Question

The general solution of the differential equation \( \frac{dy}{dx}=x^{2}y(x+y+xy+1) \) is \( y = \)

• A. \( A \cdot e^{\frac{x^{3}}{3}} \cdot e^{\frac{x^{4}}{4}}(1+y) \)
• B. \( (y+1)Ae^{\dots} \)
• C. \( (y+1) + A \cdot e^{\frac{x^{3}}{3}} \cdot e^{\frac{x^{4}}{4}} \)
• D. \( \frac{A \cdot e^{\frac{x^{3}}{3}}(y+1)}{e^{\frac{x^{4}}{4}}} \)

Hint:

Always check for grouping patterns in multivariate polynomials.
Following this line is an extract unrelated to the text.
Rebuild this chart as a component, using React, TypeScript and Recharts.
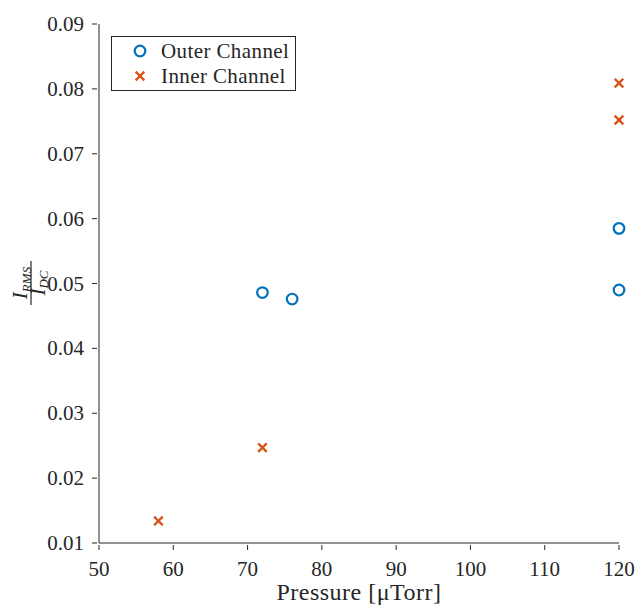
import { ScatterChart, Scatter, XAxis, YAxis } from "recharts";

const outerPressure = [72, 76, 120, 120];
const outerRatio = [0.0486, 0.0476, 0.0585, 0.049];
const innerPressure = [58, 72, 120, 120];
const innerRatio = [0.0134, 0.0247, 0.0809, 0.0752];

const xTicks = [50, 60, 70, 80, 90, 100, 110, 120];
const yTicks = [0.01, 0.02, 0.03, 0.04, 0.05, 0.06, 0.07, 0.08, 0.09];
const seriesNames = ["Outer Channel", "Inner Channel"];

const outerData = outerPressure.map((p, i) => ({ p, r: outerRatio[i] }));
const innerData = innerPressure.map((p, i) => ({ p, r: innerRatio[i] }));

const FONT = "Liberation Serif";
const AXIS = "#262626";
const BLUE = "#0072BD";
const ORANGE = "#D95319";

const Ring = (props: any) => (
    <circle cx={props.cx} cy={props.cy} r={5.3} fill="none" stroke={BLUE} strokeWidth={2.2} />
);

const Cross = (props: any) => {
    const { cx, cy } = props;
    const s = 4.3;
    return (
        <g stroke={ORANGE} strokeWidth={2.4}>
            <line x1={cx - s} y1={cy - s} x2={cx + s} y2={cy + s} />
            <line x1={cx - s} y1={cy + s} x2={cx + s} y2={cy - s} />
        </g>
    );
};

const XTick = (props: any) => {
    const { x, y, payload } = props;
    return (
        <g>
            <line x1={x} y1={y - 6} x2={x} y2={y - 1} stroke={AXIS} />
            <text x={x} y={y + 25} textAnchor="middle" style={{ fontFamily: FONT, fontSize: 21 }} fill={AXIS}>
                {payload.value}
            </text>
        </g>
    );
};

const YTick = (props: any) => {
    const { x, y, payload } = props;
    return (
        <g>
            <line x1={x + 1} y1={y} x2={x + 6} y2={y} stroke={AXIS} />
            <text x={x - 7} y={y + 7} textAnchor="end" style={{ fontFamily: FONT, fontSize: 21 }} fill={AXIS}>
                {Number(payload.value).toFixed(2)}
            </text>
        </g>
    );
};

const YLabel = () => (
    <g transform="translate(31,283) rotate(-90)" style={{ fontFamily: FONT, fontStyle: "italic" }} fill={AXIS}>
        <text x={0} y={-4} textAnchor="middle" fontSize={21}>
            I
            <tspan fontSize={13} dy={4}>RMS</tspan>
        </text>
        <line x1={-22} y1={0} x2={22} y2={0} stroke={AXIS} strokeWidth={1.2} />
        <text x={0} y={14} textAnchor="middle" fontSize={21}>
            I
            <tspan fontSize={13} dy={3}>DC</tspan>
        </text>
    </g>
);

const LegendBox = () => (
    <div
        style={{
            position: "absolute",
            left: 111,
            top: 36,
            width: 185,
            height: 55,
            border: "1px solid #262626",
            background: "#fff",
            boxSizing: "border-box",
            fontFamily: FONT,
            fontSize: 21,
            letterSpacing: 0.4,
            color: AXIS,
        }}
    >
        <svg width={45} height={55} style={{ position: "absolute", left: 0, top: 0 }}>
            <Ring cx={28} cy={14} />
            <Cross cx={28} cy={39} />
        </svg>
        <div style={{ position: "absolute", left: 49, top: 1, lineHeight: "26px" }}>{seriesNames[0]}</div>
        <div style={{ position: "absolute", left: 49, top: 26, lineHeight: "26px" }}>{seriesNames[1]}</div>
    </div>
);

export default function App() {
    return (
        <div style={{ position: "absolute", left: 0, top: 0, width: 644, height: 606, background: "#fff" }}>
            <ScatterChart width={644} height={606} margin={{ top: 24, right: 25, left: 0, bottom: 0 }}>
                <XAxis
                    type="number"
                    dataKey="p"
                    domain={[50, 120]}
                    ticks={xTicks}
                    interval={0}
                    height={63}
                    stroke={AXIS}
                    tickLine={false}
                    tick={<XTick />}
                    label={{
                        value: "Pressure [μTorr]",
                        position: "insideBottom",
                        offset: 6,
                        style: { fontFamily: FONT, fontSize: 24, letterSpacing: 0.5 },
                        fill: AXIS,
                    }}
                />
                <YAxis
                    type="number"
                    dataKey="r"
                    domain={[0.01, 0.09]}
                    ticks={yTicks}
                    interval={0}
                    width={99}
                    stroke={AXIS}
                    tickLine={false}
                    tick={<YTick />}
                    label={<YLabel />}
                />
                <Scatter name={seriesNames[0]} data={outerData} shape={<Ring />} isAnimationActive={false} />
                <Scatter name={seriesNames[1]} data={innerData} shape={<Cross />} isAnimationActive={false} />
            </ScatterChart>
            <LegendBox />
        </div>
    );
}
Factoring out \( (x+1) \) turns a complicated-looking differential string into a standard separable variable equation instantly.

Answer 1

The Correct Option is A

Concept: We first look for common algebraic factors inside the parentheses to group terms, allowing us to solve the differential equation using the method of separation of variables.

Step 1: Factorizing the expression inside the parentheses.
\[ x + y + xy + 1 = (x + 1) + y(x + 1) = (x + 1)(y + 1) \] Substituting this back into the differential equation: \[ \frac{dy}{dx} = x^2 y (x + 1)(y + 1) \implies \frac{dy}{dx} = (x^3 + x^2) y(y + 1) \]
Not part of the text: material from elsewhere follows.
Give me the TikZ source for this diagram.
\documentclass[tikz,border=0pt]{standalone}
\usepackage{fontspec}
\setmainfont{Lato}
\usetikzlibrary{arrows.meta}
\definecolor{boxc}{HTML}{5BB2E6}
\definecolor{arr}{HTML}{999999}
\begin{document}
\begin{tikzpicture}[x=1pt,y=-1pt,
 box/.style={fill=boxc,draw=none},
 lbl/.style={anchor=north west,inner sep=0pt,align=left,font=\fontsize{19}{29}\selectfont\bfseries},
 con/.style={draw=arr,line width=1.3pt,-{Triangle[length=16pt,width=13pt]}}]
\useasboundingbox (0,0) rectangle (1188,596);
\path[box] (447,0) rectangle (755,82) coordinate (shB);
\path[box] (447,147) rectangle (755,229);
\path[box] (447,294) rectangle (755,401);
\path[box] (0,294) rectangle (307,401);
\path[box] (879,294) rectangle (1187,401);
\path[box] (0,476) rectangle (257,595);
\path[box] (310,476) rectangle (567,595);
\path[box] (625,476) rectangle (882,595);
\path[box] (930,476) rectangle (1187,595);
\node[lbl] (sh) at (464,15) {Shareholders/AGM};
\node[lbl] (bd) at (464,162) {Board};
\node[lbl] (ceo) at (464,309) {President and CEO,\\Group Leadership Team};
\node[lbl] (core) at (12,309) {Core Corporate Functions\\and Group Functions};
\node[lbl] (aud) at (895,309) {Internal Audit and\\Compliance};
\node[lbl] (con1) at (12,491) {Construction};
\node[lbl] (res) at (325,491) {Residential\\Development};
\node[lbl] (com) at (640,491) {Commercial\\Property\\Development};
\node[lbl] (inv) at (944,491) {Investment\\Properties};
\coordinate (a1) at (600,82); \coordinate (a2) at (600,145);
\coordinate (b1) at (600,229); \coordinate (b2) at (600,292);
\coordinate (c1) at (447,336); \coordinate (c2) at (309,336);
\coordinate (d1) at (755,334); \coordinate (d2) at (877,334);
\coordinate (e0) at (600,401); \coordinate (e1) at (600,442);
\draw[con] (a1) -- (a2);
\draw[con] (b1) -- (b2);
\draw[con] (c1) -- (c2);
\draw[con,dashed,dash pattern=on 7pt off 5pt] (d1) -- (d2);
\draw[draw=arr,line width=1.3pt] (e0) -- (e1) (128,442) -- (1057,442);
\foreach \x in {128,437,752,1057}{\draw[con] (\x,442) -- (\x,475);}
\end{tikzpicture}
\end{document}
Step 2: Separating variables and integrating.
Group all \( y \) terms on the left side and all \( x \) terms on the right side: \[ \frac{1}{y(y + 1)} dy = (x^3 + x^2) dx \] Using partial fractions on the left side: \[ \int \left( \frac{1}{y} - \frac{1}{y+1} \right) dy = \int (x^3 + x^2) dx \] \[ \log|y| - \log|y+1| = \frac{x^4}{4} + \frac{x^3}{3} + C \implies \log\left| \frac{y}{y+1} \right| = \frac{x^4}{4} + \frac{x^3}{3} + C \]

Step 3: Converting from logarithmic to exponential form.
Taking the exponential on both sides: \[ \frac{y}{y+1} = e^C \cdot e^{\frac{x^3}{3}} \cdot e^{\frac{x^4}{4}} \implies y = A \cdot e^{\frac{x^3}{3}} \cdot e^{\frac{x^4}{4}}(y+1) \] This precisely tracks the structural layout of Option (A).